[Start MATERIAL PROVIDED]

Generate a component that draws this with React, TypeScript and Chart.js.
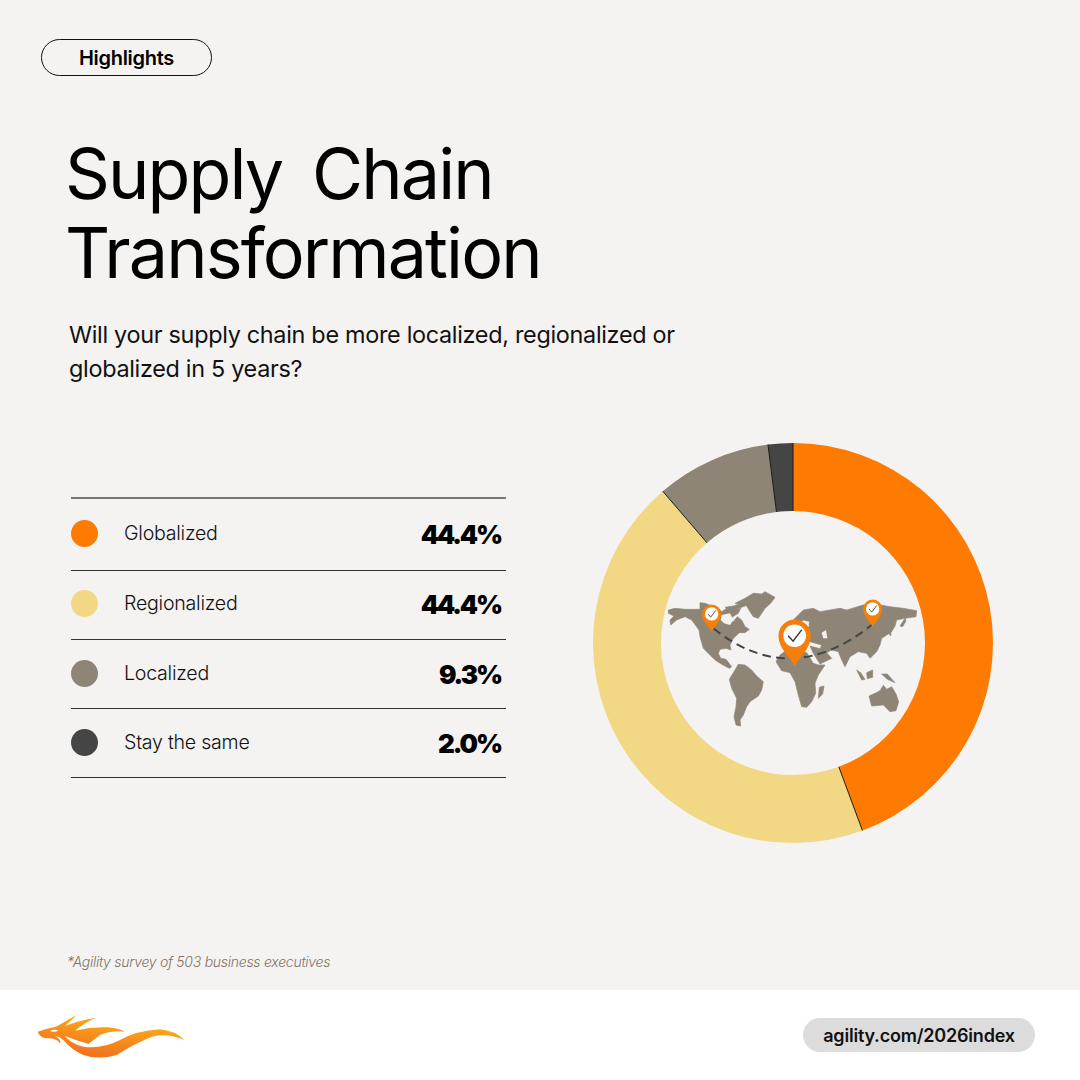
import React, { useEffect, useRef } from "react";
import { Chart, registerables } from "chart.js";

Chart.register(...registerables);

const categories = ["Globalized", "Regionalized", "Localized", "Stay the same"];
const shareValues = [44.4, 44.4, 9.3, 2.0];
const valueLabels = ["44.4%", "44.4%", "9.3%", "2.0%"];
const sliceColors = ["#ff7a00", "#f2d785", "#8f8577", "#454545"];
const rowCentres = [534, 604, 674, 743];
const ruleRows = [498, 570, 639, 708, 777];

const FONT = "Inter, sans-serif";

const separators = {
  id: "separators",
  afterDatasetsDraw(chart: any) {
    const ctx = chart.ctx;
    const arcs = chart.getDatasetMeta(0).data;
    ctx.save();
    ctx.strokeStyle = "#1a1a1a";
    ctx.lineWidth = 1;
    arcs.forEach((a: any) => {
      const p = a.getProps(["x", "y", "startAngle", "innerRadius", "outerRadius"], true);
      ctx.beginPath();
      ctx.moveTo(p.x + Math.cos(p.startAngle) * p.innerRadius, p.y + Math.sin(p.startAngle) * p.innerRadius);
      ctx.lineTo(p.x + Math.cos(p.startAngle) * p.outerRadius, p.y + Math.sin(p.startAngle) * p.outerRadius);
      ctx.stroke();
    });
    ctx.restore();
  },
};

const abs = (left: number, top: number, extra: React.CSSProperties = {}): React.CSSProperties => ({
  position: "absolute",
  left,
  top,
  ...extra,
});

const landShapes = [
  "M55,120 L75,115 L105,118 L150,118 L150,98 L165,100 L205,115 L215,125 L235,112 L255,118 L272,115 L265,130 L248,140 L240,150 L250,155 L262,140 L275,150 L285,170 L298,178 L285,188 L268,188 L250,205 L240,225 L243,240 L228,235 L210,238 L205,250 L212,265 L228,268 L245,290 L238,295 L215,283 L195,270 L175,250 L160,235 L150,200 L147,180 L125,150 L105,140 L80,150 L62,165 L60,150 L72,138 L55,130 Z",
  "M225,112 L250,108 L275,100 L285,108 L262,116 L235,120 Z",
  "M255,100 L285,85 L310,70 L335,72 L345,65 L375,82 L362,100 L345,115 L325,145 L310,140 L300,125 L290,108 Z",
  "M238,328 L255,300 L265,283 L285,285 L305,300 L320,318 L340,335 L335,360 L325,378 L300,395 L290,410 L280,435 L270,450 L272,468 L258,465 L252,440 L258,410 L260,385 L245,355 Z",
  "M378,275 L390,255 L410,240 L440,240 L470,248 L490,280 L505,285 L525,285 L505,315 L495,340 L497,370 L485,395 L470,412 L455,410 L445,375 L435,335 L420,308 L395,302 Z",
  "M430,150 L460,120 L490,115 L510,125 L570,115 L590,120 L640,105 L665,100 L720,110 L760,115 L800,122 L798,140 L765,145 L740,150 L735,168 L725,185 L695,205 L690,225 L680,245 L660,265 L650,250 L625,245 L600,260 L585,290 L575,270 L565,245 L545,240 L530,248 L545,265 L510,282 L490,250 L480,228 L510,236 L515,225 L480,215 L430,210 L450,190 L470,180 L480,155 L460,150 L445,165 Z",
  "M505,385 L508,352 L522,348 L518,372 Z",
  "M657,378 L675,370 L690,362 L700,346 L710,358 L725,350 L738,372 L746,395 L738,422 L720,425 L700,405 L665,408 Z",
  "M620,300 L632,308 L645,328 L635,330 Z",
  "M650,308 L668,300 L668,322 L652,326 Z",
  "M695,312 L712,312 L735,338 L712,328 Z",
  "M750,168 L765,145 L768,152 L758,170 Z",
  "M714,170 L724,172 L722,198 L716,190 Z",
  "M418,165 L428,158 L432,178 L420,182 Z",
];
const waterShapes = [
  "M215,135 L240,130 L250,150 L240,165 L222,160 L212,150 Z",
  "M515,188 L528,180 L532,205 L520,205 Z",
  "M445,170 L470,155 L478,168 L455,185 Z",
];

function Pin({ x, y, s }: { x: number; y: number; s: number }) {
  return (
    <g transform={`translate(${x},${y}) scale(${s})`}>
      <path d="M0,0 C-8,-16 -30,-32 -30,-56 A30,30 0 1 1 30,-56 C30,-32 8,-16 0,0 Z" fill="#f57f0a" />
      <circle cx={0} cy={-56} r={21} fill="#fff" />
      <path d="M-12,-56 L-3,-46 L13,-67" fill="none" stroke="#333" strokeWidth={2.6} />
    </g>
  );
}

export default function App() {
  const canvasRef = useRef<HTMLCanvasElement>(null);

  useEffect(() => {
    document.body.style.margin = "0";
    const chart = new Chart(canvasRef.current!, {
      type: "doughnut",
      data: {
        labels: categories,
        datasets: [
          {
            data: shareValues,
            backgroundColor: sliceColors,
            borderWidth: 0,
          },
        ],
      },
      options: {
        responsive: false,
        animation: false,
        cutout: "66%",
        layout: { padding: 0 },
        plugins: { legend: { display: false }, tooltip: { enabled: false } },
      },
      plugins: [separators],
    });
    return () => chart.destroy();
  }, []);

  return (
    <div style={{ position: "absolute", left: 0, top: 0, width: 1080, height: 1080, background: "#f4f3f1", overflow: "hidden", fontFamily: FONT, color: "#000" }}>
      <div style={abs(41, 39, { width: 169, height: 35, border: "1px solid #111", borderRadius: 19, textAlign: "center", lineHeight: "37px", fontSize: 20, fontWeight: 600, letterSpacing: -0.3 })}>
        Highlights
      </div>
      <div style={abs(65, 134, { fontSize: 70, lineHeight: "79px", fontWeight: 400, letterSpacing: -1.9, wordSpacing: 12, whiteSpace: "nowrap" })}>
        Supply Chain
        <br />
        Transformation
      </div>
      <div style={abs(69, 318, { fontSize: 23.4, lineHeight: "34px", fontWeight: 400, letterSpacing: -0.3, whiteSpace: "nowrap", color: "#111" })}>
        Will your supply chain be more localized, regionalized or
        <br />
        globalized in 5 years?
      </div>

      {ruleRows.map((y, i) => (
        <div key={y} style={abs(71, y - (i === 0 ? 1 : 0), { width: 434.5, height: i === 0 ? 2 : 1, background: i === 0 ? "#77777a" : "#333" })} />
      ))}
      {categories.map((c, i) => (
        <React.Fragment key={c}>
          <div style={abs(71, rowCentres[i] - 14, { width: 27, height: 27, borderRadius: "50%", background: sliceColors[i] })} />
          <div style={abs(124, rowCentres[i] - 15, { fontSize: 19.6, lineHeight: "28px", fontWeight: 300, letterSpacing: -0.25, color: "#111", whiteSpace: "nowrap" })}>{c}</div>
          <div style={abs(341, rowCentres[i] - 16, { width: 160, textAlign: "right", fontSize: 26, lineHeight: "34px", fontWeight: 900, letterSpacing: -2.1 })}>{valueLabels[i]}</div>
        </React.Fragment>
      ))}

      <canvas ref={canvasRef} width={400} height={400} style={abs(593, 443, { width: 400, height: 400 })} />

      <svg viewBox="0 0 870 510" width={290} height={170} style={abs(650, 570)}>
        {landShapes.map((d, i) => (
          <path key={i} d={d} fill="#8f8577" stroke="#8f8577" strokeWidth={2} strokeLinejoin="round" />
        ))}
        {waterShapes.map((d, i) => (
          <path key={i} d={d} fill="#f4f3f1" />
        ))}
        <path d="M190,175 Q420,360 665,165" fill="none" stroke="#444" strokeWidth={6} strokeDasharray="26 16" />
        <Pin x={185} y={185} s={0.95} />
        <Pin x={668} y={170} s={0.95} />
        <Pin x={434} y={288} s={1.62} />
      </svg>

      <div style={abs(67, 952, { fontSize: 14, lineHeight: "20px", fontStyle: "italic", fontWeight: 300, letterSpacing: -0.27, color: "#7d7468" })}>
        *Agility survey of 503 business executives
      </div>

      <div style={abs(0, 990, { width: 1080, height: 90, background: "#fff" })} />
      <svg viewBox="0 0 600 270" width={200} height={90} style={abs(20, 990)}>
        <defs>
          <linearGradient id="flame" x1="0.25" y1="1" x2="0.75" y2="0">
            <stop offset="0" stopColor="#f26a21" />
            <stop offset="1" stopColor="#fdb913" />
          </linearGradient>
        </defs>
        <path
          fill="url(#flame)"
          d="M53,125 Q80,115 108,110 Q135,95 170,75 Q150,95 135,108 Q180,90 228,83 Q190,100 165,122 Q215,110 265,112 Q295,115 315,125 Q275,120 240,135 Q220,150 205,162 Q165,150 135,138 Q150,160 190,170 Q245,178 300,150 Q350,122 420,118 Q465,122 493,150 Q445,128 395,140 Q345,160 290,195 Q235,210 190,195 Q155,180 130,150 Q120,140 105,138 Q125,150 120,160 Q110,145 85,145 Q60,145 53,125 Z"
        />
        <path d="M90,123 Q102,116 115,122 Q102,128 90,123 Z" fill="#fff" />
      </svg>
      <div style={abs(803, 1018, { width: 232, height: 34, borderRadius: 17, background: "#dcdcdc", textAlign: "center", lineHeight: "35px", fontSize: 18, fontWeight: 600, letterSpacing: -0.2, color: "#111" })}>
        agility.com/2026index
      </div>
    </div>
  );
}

[End MATERIAL PROVIDED]

▶ **THE REQUEST**: Give back exactly the lines from the first line of the data through the line with "Chart.register(...registerables);", pictures excluded.

▶ **THE RESULT**:
Generate a component that draws this with React, TypeScript and Chart.js.
import React, { useEffect, useRef } from "react";
import { Chart, registerables } from "chart.js";

Chart.register(...registerables);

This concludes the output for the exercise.